=== Goal ===
Output every line of the material exactly, omitting images.

----------------

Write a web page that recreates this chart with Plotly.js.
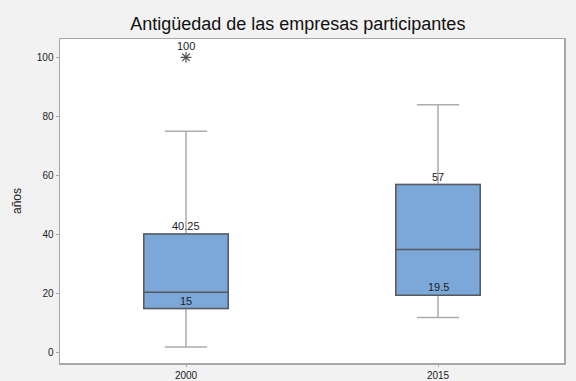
<!DOCTYPE html>
<html>
<head>
<meta charset="utf-8">
<script src="https://cdn.plot.ly/plotly-3.0.1.min.js"></script>
<style>html,body{margin:0;padding:0;background:#f2f2f2;}</style>
</head>
<body>
<div id="chart" style="width:576px;height:381px;"></div>
<script>
const categories = ['2000', '2015'];
const q1Values = [15, 19.5];
const medianValues = [20.5, 35];
const q3Values = [40.25, 57];
const lowerWhisker = [2, 12];
const upperWhisker = [75, 84];
const outlierCategories = ['2000'];
const outlierValues = [100];
const q3Labels = ['40.25', '57'];
const q1Labels = ['15', '19.5'];
const outlierLabels = ['100'];

const boxFill = '#7ba7d9';
function labelFont() {
  return {size: 11, color: '#222222', family: 'Liberation Sans, Arial, sans-serif'};
}

const traces = [
  {
    type: 'box', x: categories, q1: q1Values, median: medianValues, q3: q3Values,
    lowerfence: lowerWhisker, upperfence: upperWhisker,
    width: 0.335, fillcolor: boxFill, line: {color: '#acacac', width: 1.5},
    hoverinfo: 'skip', showlegend: false
  },
  {
    type: 'box', x: categories, q1: q1Values, median: medianValues, q3: q3Values,
    lowerfence: q1Values, upperfence: q3Values,
    width: 0.335, fillcolor: boxFill, line: {color: '#555a60', width: 1.5},
    hoverinfo: 'skip', showlegend: false
  },
  {
    type: 'scatter', mode: 'markers', x: outlierCategories, y: outlierValues,
    marker: {symbol: 'asterisk-open', size: 9, color: '#555', line: {color: '#555', width: 1.2}},
    hoverinfo: 'skip', showlegend: false
  }
];

const annotations = [];
categories.forEach((c, i) => {
  annotations.push({x: i, y: q3Values[i], text: q3Labels[i], showarrow: false, xanchor: 'center', yanchor: 'middle', yshift: 7.5, font: labelFont()});
  annotations.push({x: i, y: q1Values[i], text: q1Labels[i], showarrow: false, xanchor: 'center', yanchor: 'middle', yshift: 8, font: labelFont()});
});
outlierCategories.forEach((c, i) => {
  annotations.push({x: categories.indexOf(c), y: outlierValues[i], text: outlierLabels[i], showarrow: false, xanchor: 'center', yanchor: 'middle', yshift: 11.5, font: labelFont()});
});

const layout = {
  width: 576, height: 381,
  paper_bgcolor: '#f2f2f2', plot_bgcolor: '#ffffff',
  margin: {l: 60, r: 12, t: 39, b: 18},
  font: {family: 'Liberation Sans, Arial, sans-serif', color: '#222'},
  title: {text: 'Antigüedad de las empresas participantes', font: {size: 18, color: '#111'}, x: 0.517, xanchor: 'center', y: 0.937, yanchor: 'middle'},
  showlegend: false,
  annotations: annotations,
  xaxis: {
    type: 'category', range: [-0.5, 1.5],
    showline: true, mirror: true, linecolor: '#a8a8a8', linewidth: 1.5,
    ticks: 'outside', ticklen: 2, tickcolor: '#a8a8a8',
    tickfont: {size: 10, color: '#222'}, showgrid: false, zeroline: false, fixedrange: true
  },
  yaxis: {
    range: [-3.4, 106.2], tickvals: [0, 20, 40, 60, 80, 100],
    showline: true, mirror: true, linecolor: '#a8a8a8', linewidth: 1.5,
    ticks: 'outside', ticklen: 3, tickcolor: '#a8a8a8',
    tickfont: {size: 10, color: '#222'}, showgrid: false, zeroline: false,
    title: {text: 'años', font: {size: 12, color: '#222'}, standoff: 12}
  }
};

Plotly.newPlot('chart', traces, layout, {displayModeBar: false, staticPlot: true});
</script>
</body>
</html>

----------------

=== Exercise output ===
Write a web page that recreates this chart with Plotly.js.
<!DOCTYPE html>
<html>
<head>
<meta charset="utf-8">
<script src="https://cdn.plot.ly/plotly-3.0.1.min.js"></script>
<style>html,body{margin:0;padding:0;background:#f2f2f2;}</style>
</head>
<body>
<div id="chart" style="width:576px;height:381px;"></div>
<script>
const categories = ['2000', '2015'];
const q1Values = [15, 19.5];
const medianValues = [20.5, 35];
const q3Values = [40.25, 57];
const lowerWhisker = [2, 12];
const upperWhisker = [75, 84];
const outlierCategories = ['2000'];
const outlierValues = [100];
const q3Labels = ['40.25', '57'];
const q1Labels = ['15', '19.5'];
const outlierLabels = ['100'];

const boxFill = '#7ba7d9';
function labelFont() {
  return {size: 11, color: '#222222', family: 'Liberation Sans, Arial, sans-serif'};
}

const traces = [
  {
    type: 'box', x: categories, q1: q1Values, median: medianValues, q3: q3Values,
    lowerfence: lowerWhisker, upperfence: upperWhisker,
    width: 0.335, fillcolor: boxFill, line: {color: '#acacac', width: 1.5},
    hoverinfo: 'skip', showlegend: false
  },
  {
    type: 'box', x: categories, q1: q1Values, median: medianValues, q3: q3Values,
    lowerfence: q1Values, upperfence: q3Values,
    width: 0.335, fillcolor: boxFill, line: {color: '#555a60', width: 1.5},
    hoverinfo: 'skip', showlegend: false
  },
  {
    type: 'scatter', mode: 'markers', x: outlierCategories, y: outlierValues,
    marker: {symbol: 'asterisk-open', size: 9, color: '#555', line: {color: '#555', width: 1.2}},
    hoverinfo: 'skip', showlegend: false
  }
];

const annotations = [];
categories.forEach((c, i) => {
  annotations.push({x: i, y: q3Values[i], text: q3Labels[i], showarrow: false, xanchor: 'center', yanchor: 'middle', yshift: 7.5, font: labelFont()});
  annotations.push({x: i, y: q1Values[i], text: q1Labels[i], showarrow: false, xanchor: 'center', yanchor: 'middle', yshift: 8, font: labelFont()});
});
outlierCategories.forEach((c, i) => {
  annotations.push({x: categories.indexOf(c), y: outlierValues[i], text: outlierLabels[i], showarrow: false, xanchor: 'center', yanchor: 'middle', yshift: 11.5, font: labelFont()});
});

const layout = {
  width: 576, height: 381,
  paper_bgcolor: '#f2f2f2', plot_bgcolor: '#ffffff',
  margin: {l: 60, r: 12, t: 39, b: 18},
  font: {family: 'Liberation Sans, Arial, sans-serif', color: '#222'},
  title: {text: 'Antigüedad de las empresas participantes', font: {size: 18, color: '#111'}, x: 0.517, xanchor: 'center', y: 0.937, yanchor: 'middle'},
  showlegend: false,
  annotations: annotations,
  xaxis: {
    type: 'category', range: [-0.5, 1.5],
    showline: true, mirror: true, linecolor: '#a8a8a8', linewidth: 1.5,
    ticks: 'outside', ticklen: 2, tickcolor: '#a8a8a8',
    tickfont: {size: 10, color: '#222'}, showgrid: false, zeroline: false, fixedrange: true
  },
  yaxis: {
    range: [-3.4, 106.2], tickvals: [0, 20, 40, 60, 80, 100],
    showline: true, mirror: true, linecolor: '#a8a8a8', linewidth: 1.5,
    ticks: 'outside', ticklen: 3, tickcolor: '#a8a8a8',
    tickfont: {size: 10, color: '#222'}, showgrid: false, zeroline: false,
    title: {text: 'años', font: {size: 12, color: '#222'}, standoff: 12}
  }
};

Plotly.newPlot('chart', traces, layout, {displayModeBar: false, staticPlot: true});
</script>
</body>
</html>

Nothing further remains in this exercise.